I scribbled several verses in the margin of my copy of the “big purple brick” (a slightly more honorable title than the usual “big purple sleeping pill”) that highlight this truth from Scripture. God is knowable to us, but only through His self-revelation in the Scripture, and Scripture’s illumination by the Holy Spirit to those who receive it by faith. The more we know of Him, though, the more aware we are that He is not like us, and that the gracious revealing that makes Him known to us is exceedingly gracious because of the distance between us and Him. The closer He comes, in other words, the more we become aware of how far away He is and gracious He is in drawing near.

And we become ever more aware of the fact that we need a Mediator because of that distance-revealed-in-nearness.

“Then Gideon perceived that he was the angel of the LORD. And Gideon said, ‘Alas, O Lord GOD! For now I have seen the angel of the LORD face to face.’ But the LORD said to him, ‘Peace be to you. Do not fear; you shall not die.’ Then Gideon built an altar there to the LORD and called it, ‘The LORD Is Peace.’ To this day it still stands at Ophrah, which belongs to the Abiezrites. That night the LORD said to him, ‘Take your father’s bull, and the second bull seven years old, and pull down the altar of Baal that your father has, and cut down the Asherah that is beside it and build an altar to the LORD your God on the top of the stronghold here, with stones laid in due order. Then take the second bull and offer it as a burnt offering with the wood of the Asherah that you shall cut down’” (Judges 6:22-26).

“And the angel of the LORD said to Manoah, ‘If you detain me, I will not eat of your food. But if you prepare a burnt offering, then offer it to the LORD.’ (For Manoah did not know that he was the angel of the LORD.) And Manoah said to the angel of the LORD, ‘What is your name, so that, when your words come true, we may honor you?’ And the angel of the LORD said to him, ‘Why do you ask my name, seeing it is wonderful?’ So Manoah took the young goat with the grain offering, and offered it on the rock to the LORD, to the One Who works wonders, and Manoah and his wife were watching. And when the flame went up toward heaven from the altar, the angel of the LORD went up in the flame of the altar. Now Manoah and his wife were watching, and they fell on their faces to the ground. The angel of the LORD appeared no more to Manoah and to his wife. Then Manoah knew that he was the angel of the LORD. And Manoah said to his wife, ‘We shall surely die, for we have seen God.’ But his wife said to him, ‘If the LORD had meant to kill us, He would not have accepted a burnt offering and a grain offering at our hands, or shown us all these things, or now announced to us such things as these’” (Judges 13:16-23).

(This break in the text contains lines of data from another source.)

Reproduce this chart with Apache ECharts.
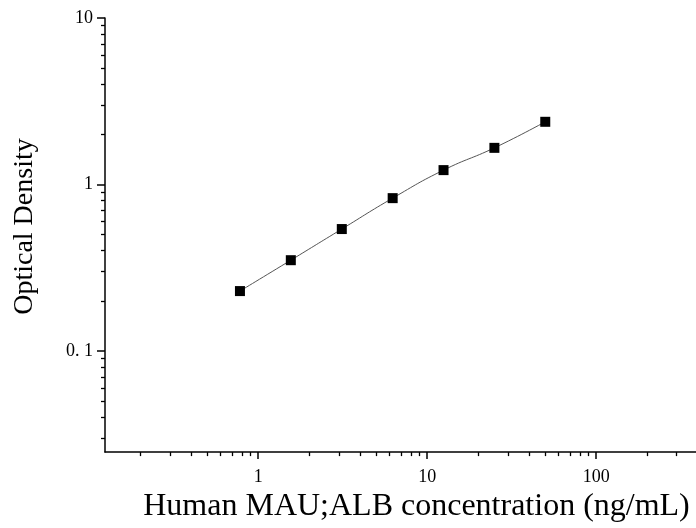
<!DOCTYPE html>
<html>
<head>
<meta charset="utf-8">
<script src="https://cdn.jsdelivr.net/npm/echarts@6/dist/echarts.min.js"></script>
<style>
html,body{margin:0;padding:0;background:#fff;}
#chart{width:696px;height:528px;}
</style>
</head>
<body>
<div id="chart"></div>
<script>
// Data
const concentration = [0.78, 1.56, 3.125, 6.25, 12.5, 25, 50];
const opticalDensity = [0.229, 0.351, 0.540, 0.828, 1.22, 1.66, 2.38];

// Tick values and labels
const xMajorTicks = [1, 10, 100];
const xMajorLabels = ['1', '10', '100'];
const xMinorTicks = [0.2, 0.3, 0.4, 0.5, 0.6, 0.7, 0.8, 0.9,
  2, 3, 4, 5, 6, 7, 8, 9, 20, 30, 40, 50, 60, 70, 80, 90, 200, 300];
const yMajorTicks = [0.1, 1, 10];
const yMajorLabels = ['0. 1', '1', '10'];
const yMinorTicks = [0.03, 0.04, 0.05, 0.06, 0.07, 0.08, 0.09,
  0.2, 0.3, 0.4, 0.5, 0.6, 0.7, 0.8, 0.9, 2, 3, 4, 5, 6, 7, 8, 9];

const xRange = [0.124, 390];
const yRange = [0.0247, 10];

const FONT = 'Liberation Serif';
const labelFor = (ticks, labels) => v => {
  let best = 0;
  for (let i = 0; i < ticks.length; i++) {
    if (Math.abs(Math.log10(ticks[i]) - Math.log10(v)) < Math.abs(Math.log10(ticks[best]) - Math.log10(v))) best = i;
  }
  return labels[best];
};

const chart = echarts.init(document.getElementById('chart'), null, {renderer: 'canvas'});

const baseAxis = (range) => ({
  type: 'log',
  logBase: 10,
  min: range[0],
  max: range[1],
  splitLine: {show: false},
  minorTick: {show: false},
  minorSplitLine: {show: false}
});

chart.setOption({
  backgroundColor: '#ffffff',
  animation: false,
  grid: {left: 105, right: 0, top: 18, bottom: 75, containLabel: false},
  xAxis: [
    Object.assign(baseAxis(xRange), {
      position: 'bottom',
      name: 'Human MAU;ALB concentration (ng/mL)',
      nameLocation: 'middle',
      nameGap: 37,
      nameTextStyle: {fontFamily: FONT, fontSize: 32, color: '#000', padding: [0, 0, 0, 32]},
      axisLine: {show: true, onZero: false, lineStyle: {color: '#000', width: 1.5}},
      axisTick: {show: true, inside: false, length: 7, customValues: xMajorTicks,
        lineStyle: {color: '#000', width: 1.5}},
      axisLabel: {show: true, margin: 16, customValues: xMajorTicks,
        formatter: labelFor(xMajorTicks, xMajorLabels),
        fontFamily: FONT, fontSize: 18, color: '#000'}
    }),
    Object.assign(baseAxis(xRange), {
      position: 'bottom',
      axisLine: {show: false, onZero: false},
      axisTick: {show: true, inside: false, length: 4, customValues: xMinorTicks,
        lineStyle: {color: '#000', width: 1.3}},
      axisLabel: {show: false}
    })
  ],
  yAxis: [
    Object.assign(baseAxis(yRange), {
      position: 'left',
      name: 'Optical Density',
      nameLocation: 'middle',
      nameGap: 66,
      nameTextStyle: {fontFamily: FONT, fontSize: 28, color: '#000', padding: [0, 0, 0, 17]},
      axisLine: {show: true, onZero: false, lineStyle: {color: '#000', width: 1.5}},
      axisTick: {show: true, inside: false, length: 8, customValues: yMajorTicks,
        lineStyle: {color: '#000', width: 1.5}},
      axisLabel: {show: true, margin: 12, customValues: yMajorTicks,
        formatter: labelFor(yMajorTicks, yMajorLabels),
        fontFamily: FONT, fontSize: 18, color: '#000'}
    }),
    Object.assign(baseAxis(yRange), {
      position: 'left',
      axisLine: {show: false, onZero: false},
      axisTick: {show: true, inside: false, length: 4, customValues: yMinorTicks,
        lineStyle: {color: '#000', width: 1.3}},
      axisLabel: {show: false}
    })
  ],
  series: [{
    type: 'line',
    xAxisIndex: 0,
    yAxisIndex: 0,
    data: concentration.map((c, i) => [c, opticalDensity[i]]),
    smooth: 0.5,
    symbol: 'rect',
    symbolSize: 10,
    showAllSymbol: true,
    lineStyle: {color: '#555', width: 1},
    itemStyle: {color: '#000'},
    z: 3
  }]
});
</script>
</body>
</html>
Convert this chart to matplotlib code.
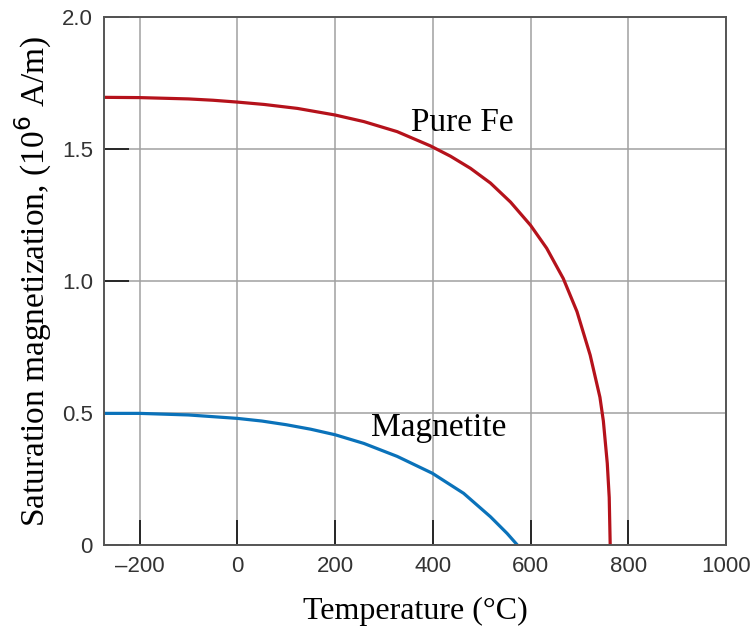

“In the year that King Uzziah died I saw the Lord sitting upon a throne, high and lifted up; and the train of his robe filled the temple. Above him stood the seraphim. Each had six wings: with two he covered his face, and with two he covered his feet, and with two he flew. And one called to another and said: ‘Holy, holy, holy is the LORD of hosts; the whole earth is full of His glory!’ And the foundations of the thresholds shook at the voice of him who called, and the house was filled with smoke. And I said: ‘Woe is me! For I am lost; for I am a man of unclean lips, and I dwell in the midst of a people of unclean lips; for my eyes have seen the King, the LORD of hosts!’ Then one of the seraphim flew to me, having in his hand a burning coal that he had taken with tongs from the altar. And he touched my mouth and said: ‘Behold, this has touched your lips; your guilt is taken away, and your sin atoned for’” (Isaiah 6:1-7).

“On one occasion, while the crowd was pressing in on Him to hear the word of God, He was standing by the lake of Gennesaret, and He saw two boats by the lake, but the fishermen had gone out of them and were washing their nets. Getting into one of the boats, which was Simon’s, He asked him to put out a little from the land. And He sat down and taught the people from the boat. And when He had finished speaking, He said to Simon, ‘Put out into the deep and let down your nets for a catch.’ And Simon answered, ‘Master, we toiled all night and took nothing! But at Your word I will let down the nets.’ And when they had done this, they enclosed a large number of fish, and their nets were breaking. They signaled to their partners in the other boat to come and help them. And they came and filled both the boats, so that they began to sink. But when Simon Peter saw it, he fell down at Jesus’ knees, saying, ‘Depart from me, for I am a sinful man, O Lord’” (Luke 5:1-8).

Other than His self-revelation by the Spirit and the Word, God would be unknowable to us. But in knowing Him, we become more and more acutely aware of just how inconceivable He is. He is not us. In every scriptural account I just mentioned, the revelation of God (or even just His messenger!) made those receiving the revelation aware of God’s holiness and the incompatibility of that with the sinful human being. Atonement must be made. Substitutionary sacrifice must be offered. The infinite gap must be closed or we will not live before Him!

Jesus Christ Himself, in addition to being the full and complete revelation of God (John 1:18; 14:9; 2 Corinthians 4:4,6; Philippians 2:6; Colossians 1:15; Hebrews 1:3), is also the mediating Sacrifice that allows us to receive the knowledge and Presence of the Inconceivable One and live. Not live in the small way we usual consider it from day-to-day, but really and truly and abundantly live eternally to His glory and our unimaginably great joy.


Believe what God has revealed, repent of the sin that revelation reveals, and put your faith in the only Mediator that reconciles the knowledge and inconceivability of God.